EXERCISE REQUIREMENTS.
Write the data below out exactly as it stands. Do not include the pictures.

--

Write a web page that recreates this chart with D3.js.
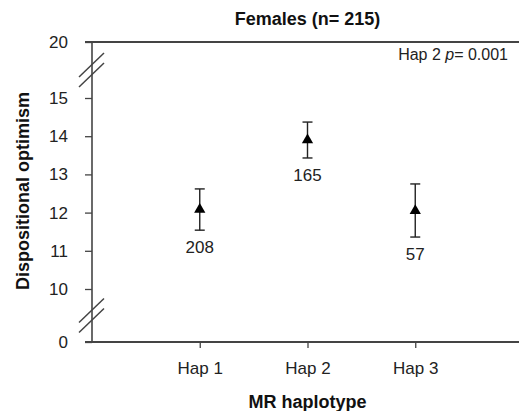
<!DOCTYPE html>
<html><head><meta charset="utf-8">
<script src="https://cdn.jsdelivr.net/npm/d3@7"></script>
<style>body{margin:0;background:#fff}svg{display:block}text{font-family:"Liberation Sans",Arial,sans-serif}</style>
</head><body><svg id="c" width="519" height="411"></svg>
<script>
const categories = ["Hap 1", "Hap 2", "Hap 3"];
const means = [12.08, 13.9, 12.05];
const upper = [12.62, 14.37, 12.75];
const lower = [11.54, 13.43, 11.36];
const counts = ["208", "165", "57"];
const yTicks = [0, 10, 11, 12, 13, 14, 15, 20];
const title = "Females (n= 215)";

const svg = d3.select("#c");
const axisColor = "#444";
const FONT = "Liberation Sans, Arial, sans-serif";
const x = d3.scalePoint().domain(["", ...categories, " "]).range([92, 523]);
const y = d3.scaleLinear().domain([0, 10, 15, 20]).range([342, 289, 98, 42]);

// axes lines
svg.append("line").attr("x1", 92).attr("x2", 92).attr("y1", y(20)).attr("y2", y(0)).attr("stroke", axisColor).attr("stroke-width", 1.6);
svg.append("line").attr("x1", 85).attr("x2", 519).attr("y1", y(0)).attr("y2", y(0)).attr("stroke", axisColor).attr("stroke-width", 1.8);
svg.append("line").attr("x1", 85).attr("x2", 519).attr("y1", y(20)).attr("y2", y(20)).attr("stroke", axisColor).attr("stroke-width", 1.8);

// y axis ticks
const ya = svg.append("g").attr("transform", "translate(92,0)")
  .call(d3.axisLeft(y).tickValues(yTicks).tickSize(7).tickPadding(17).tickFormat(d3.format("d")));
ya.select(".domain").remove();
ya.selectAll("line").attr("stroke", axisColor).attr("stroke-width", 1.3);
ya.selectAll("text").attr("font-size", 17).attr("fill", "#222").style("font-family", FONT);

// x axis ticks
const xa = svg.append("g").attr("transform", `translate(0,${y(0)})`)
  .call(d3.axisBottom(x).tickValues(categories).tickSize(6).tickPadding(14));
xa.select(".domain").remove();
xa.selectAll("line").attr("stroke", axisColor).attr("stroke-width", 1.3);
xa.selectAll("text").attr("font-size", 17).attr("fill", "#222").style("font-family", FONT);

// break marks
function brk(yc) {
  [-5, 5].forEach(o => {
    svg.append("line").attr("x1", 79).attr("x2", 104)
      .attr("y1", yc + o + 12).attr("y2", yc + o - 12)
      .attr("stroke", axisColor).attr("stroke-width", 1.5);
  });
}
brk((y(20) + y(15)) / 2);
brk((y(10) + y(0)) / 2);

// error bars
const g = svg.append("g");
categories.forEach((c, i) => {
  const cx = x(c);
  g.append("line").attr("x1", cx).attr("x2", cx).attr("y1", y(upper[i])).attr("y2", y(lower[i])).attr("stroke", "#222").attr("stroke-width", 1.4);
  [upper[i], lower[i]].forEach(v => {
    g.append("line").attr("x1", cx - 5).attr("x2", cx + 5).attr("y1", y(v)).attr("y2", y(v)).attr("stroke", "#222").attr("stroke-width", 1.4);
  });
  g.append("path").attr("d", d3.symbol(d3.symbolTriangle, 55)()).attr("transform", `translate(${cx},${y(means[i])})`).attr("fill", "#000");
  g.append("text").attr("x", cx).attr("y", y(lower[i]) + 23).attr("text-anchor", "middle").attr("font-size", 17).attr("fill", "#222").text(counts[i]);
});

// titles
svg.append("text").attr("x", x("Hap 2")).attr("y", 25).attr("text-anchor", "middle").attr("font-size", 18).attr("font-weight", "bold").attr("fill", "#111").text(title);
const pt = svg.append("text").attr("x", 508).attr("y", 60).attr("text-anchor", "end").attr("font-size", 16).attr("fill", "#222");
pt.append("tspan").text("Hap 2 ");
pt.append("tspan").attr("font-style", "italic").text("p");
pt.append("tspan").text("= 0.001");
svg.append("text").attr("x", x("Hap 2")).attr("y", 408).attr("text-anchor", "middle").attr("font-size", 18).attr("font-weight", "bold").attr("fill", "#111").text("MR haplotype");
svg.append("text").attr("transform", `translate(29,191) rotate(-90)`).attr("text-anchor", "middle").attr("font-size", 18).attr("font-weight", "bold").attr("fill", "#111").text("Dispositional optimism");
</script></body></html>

--

EXERCISE ANSWER.
Write a web page that recreates this chart with D3.js.
<!DOCTYPE html>
<html><head><meta charset="utf-8">
<script src="https://cdn.jsdelivr.net/npm/d3@7"></script>
<style>body{margin:0;background:#fff}svg{display:block}text{font-family:"Liberation Sans",Arial,sans-serif}</style>
</head><body><svg id="c" width="519" height="411"></svg>
<script>
const categories = ["Hap 1", "Hap 2", "Hap 3"];
const means = [12.08, 13.9, 12.05];
const upper = [12.62, 14.37, 12.75];
const lower = [11.54, 13.43, 11.36];
const counts = ["208", "165", "57"];
const yTicks = [0, 10, 11, 12, 13, 14, 15, 20];
const title = "Females (n= 215)";

const svg = d3.select("#c");
const axisColor = "#444";
const FONT = "Liberation Sans, Arial, sans-serif";
const x = d3.scalePoint().domain(["", ...categories, " "]).range([92, 523]);
const y = d3.scaleLinear().domain([0, 10, 15, 20]).range([342, 289, 98, 42]);

// axes lines
svg.append("line").attr("x1", 92).attr("x2", 92).attr("y1", y(20)).attr("y2", y(0)).attr("stroke", axisColor).attr("stroke-width", 1.6);
svg.append("line").attr("x1", 85).attr("x2", 519).attr("y1", y(0)).attr("y2", y(0)).attr("stroke", axisColor).attr("stroke-width", 1.8);
svg.append("line").attr("x1", 85).attr("x2", 519).attr("y1", y(20)).attr("y2", y(20)).attr("stroke", axisColor).attr("stroke-width", 1.8);

// y axis ticks
const ya = svg.append("g").attr("transform", "translate(92,0)")
  .call(d3.axisLeft(y).tickValues(yTicks).tickSize(7).tickPadding(17).tickFormat(d3.format("d")));
ya.select(".domain").remove();
ya.selectAll("line").attr("stroke", axisColor).attr("stroke-width", 1.3);
ya.selectAll("text").attr("font-size", 17).attr("fill", "#222").style("font-family", FONT);

// x axis ticks
const xa = svg.append("g").attr("transform", `translate(0,${y(0)})`)
  .call(d3.axisBottom(x).tickValues(categories).tickSize(6).tickPadding(14));
xa.select(".domain").remove();
xa.selectAll("line").attr("stroke", axisColor).attr("stroke-width", 1.3);
xa.selectAll("text").attr("font-size", 17).attr("fill", "#222").style("font-family", FONT);

// break marks
function brk(yc) {
  [-5, 5].forEach(o => {
    svg.append("line").attr("x1", 79).attr("x2", 104)
      .attr("y1", yc + o + 12).attr("y2", yc + o - 12)
      .attr("stroke", axisColor).attr("stroke-width", 1.5);
  });
}
brk((y(20) + y(15)) / 2);
brk((y(10) + y(0)) / 2);

// error bars
const g = svg.append("g");
categories.forEach((c, i) => {
  const cx = x(c);
  g.append("line").attr("x1", cx).attr("x2", cx).attr("y1", y(upper[i])).attr("y2", y(lower[i])).attr("stroke", "#222").attr("stroke-width", 1.4);
  [upper[i], lower[i]].forEach(v => {
    g.append("line").attr("x1", cx - 5).attr("x2", cx + 5).attr("y1", y(v)).attr("y2", y(v)).attr("stroke", "#222").attr("stroke-width", 1.4);
  });
  g.append("path").attr("d", d3.symbol(d3.symbolTriangle, 55)()).attr("transform", `translate(${cx},${y(means[i])})`).attr("fill", "#000");
  g.append("text").attr("x", cx).attr("y", y(lower[i]) + 23).attr("text-anchor", "middle").attr("font-size", 17).attr("fill", "#222").text(counts[i]);
});

// titles
svg.append("text").attr("x", x("Hap 2")).attr("y", 25).attr("text-anchor", "middle").attr("font-size", 18).attr("font-weight", "bold").attr("fill", "#111").text(title);
const pt = svg.append("text").attr("x", 508).attr("y", 60).attr("text-anchor", "end").attr("font-size", 16).attr("fill", "#222");
pt.append("tspan").text("Hap 2 ");
pt.append("tspan").attr("font-style", "italic").text("p");
pt.append("tspan").text("= 0.001");
svg.append("text").attr("x", x("Hap 2")).attr("y", 408).attr("text-anchor", "middle").attr("font-size", 18).attr("font-weight", "bold").attr("fill", "#111").text("MR haplotype");
svg.append("text").attr("transform", `translate(29,191) rotate(-90)`).attr("text-anchor", "middle").attr("font-size", 18).attr("font-weight", "bold").attr("fill", "#111").text("Dispositional optimism");
</script></body></html>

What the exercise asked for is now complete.